Short task: Reproduce nothing but the lines from the start of the material through the line that includes "from matplotlib.ticker import", both ends included, and omit every picture.

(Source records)

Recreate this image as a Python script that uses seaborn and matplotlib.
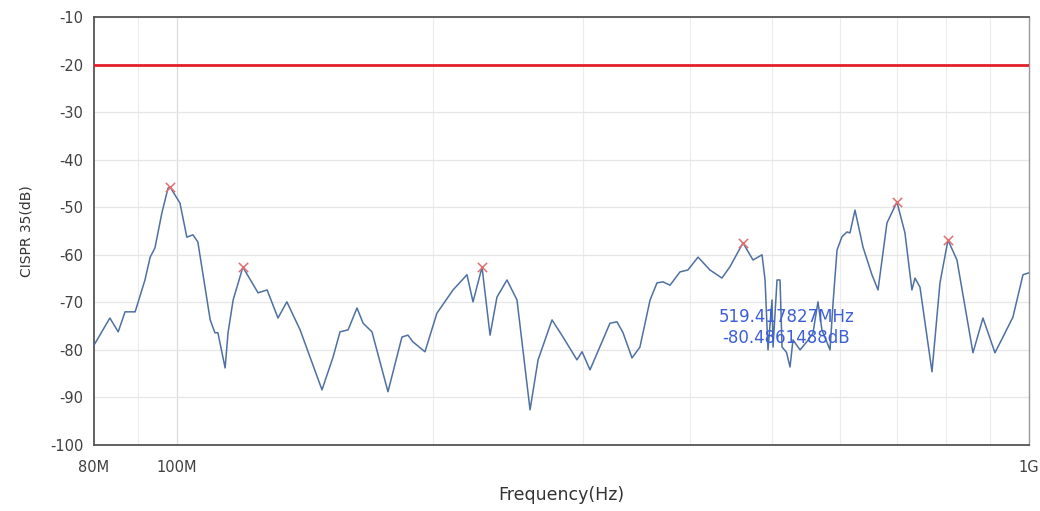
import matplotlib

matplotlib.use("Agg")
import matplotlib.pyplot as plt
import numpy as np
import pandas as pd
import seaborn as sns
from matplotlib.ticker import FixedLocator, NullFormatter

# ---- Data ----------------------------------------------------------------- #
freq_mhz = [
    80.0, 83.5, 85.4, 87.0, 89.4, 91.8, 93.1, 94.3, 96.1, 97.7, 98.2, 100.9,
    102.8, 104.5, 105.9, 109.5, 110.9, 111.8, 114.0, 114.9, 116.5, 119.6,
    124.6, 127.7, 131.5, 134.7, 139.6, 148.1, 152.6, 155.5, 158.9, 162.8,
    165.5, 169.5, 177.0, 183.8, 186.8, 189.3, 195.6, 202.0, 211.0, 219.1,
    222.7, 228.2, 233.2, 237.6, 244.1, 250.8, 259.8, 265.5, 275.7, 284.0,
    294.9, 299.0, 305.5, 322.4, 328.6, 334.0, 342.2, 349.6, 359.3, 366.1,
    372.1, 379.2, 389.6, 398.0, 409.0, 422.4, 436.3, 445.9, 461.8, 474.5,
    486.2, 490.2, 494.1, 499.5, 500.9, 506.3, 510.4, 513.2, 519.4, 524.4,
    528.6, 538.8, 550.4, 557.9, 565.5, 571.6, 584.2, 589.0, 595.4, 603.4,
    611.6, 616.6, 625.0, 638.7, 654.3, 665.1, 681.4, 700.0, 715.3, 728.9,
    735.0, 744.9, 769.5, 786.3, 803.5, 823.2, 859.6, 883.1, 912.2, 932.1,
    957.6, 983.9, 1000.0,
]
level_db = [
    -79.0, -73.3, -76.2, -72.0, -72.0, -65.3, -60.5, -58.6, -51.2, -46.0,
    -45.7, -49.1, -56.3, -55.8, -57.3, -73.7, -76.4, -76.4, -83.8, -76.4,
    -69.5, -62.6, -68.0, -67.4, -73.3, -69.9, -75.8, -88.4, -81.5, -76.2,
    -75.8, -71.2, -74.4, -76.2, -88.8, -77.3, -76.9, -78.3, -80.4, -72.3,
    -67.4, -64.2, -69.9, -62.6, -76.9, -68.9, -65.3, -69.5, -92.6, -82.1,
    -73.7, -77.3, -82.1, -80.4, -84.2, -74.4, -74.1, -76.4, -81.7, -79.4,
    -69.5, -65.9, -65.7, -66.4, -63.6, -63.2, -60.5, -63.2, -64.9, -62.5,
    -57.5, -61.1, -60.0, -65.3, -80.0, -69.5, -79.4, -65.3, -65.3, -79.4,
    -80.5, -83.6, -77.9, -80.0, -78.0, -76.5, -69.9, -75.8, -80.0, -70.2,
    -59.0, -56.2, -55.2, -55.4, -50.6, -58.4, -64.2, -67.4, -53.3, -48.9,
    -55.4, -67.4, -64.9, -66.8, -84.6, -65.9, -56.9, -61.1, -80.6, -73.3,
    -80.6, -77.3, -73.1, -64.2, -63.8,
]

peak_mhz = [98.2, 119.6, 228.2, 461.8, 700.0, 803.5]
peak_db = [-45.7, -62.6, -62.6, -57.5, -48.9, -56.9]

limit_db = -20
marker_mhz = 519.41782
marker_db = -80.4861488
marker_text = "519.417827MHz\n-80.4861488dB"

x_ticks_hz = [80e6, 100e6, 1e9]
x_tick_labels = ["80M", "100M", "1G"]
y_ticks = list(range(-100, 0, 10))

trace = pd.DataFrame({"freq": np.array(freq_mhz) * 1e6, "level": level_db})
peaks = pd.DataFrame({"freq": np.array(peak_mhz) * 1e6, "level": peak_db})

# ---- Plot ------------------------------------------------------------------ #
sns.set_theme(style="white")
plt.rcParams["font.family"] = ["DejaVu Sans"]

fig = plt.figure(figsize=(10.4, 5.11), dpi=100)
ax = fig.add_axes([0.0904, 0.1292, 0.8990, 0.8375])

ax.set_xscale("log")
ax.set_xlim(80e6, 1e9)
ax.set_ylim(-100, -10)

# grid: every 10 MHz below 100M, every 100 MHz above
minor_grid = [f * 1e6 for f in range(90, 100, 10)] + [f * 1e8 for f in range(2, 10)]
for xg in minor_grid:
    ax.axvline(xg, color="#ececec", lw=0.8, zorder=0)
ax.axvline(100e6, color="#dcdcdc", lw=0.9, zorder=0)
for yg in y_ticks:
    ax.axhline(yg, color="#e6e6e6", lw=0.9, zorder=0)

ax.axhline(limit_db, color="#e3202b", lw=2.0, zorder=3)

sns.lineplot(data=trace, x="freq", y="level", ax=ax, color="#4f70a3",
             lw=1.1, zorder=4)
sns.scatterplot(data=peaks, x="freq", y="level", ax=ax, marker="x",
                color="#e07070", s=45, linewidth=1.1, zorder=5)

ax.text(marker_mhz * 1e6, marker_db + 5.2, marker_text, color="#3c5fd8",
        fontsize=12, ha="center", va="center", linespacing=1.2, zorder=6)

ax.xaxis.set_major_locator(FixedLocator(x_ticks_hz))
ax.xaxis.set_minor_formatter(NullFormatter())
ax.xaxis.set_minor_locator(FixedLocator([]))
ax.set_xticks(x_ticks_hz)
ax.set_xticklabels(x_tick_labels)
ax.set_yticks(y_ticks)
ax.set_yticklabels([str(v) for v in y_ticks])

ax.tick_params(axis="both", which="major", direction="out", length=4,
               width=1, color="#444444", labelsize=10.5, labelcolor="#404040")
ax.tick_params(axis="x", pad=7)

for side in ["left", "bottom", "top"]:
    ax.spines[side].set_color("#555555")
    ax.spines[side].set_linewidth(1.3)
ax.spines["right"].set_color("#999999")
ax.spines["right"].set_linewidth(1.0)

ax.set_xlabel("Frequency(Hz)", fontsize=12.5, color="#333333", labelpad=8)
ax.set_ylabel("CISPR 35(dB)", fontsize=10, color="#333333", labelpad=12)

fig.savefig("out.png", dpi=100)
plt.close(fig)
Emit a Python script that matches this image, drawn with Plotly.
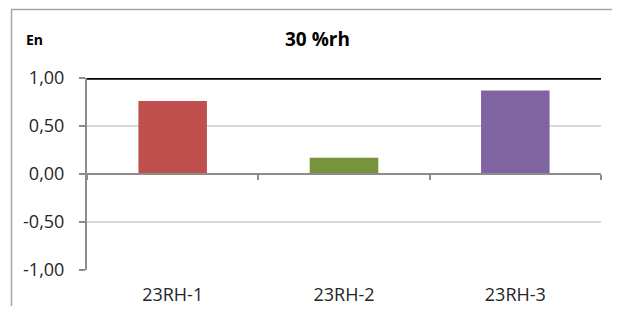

Completed exercise:
Recreate this image as a Python script that uses seaborn and matplotlib.
import matplotlib

matplotlib.use("Agg")
import matplotlib.pyplot as plt
import numpy as np
import pandas as pd
import seaborn as sns
from matplotlib.ticker import FixedLocator, NullFormatter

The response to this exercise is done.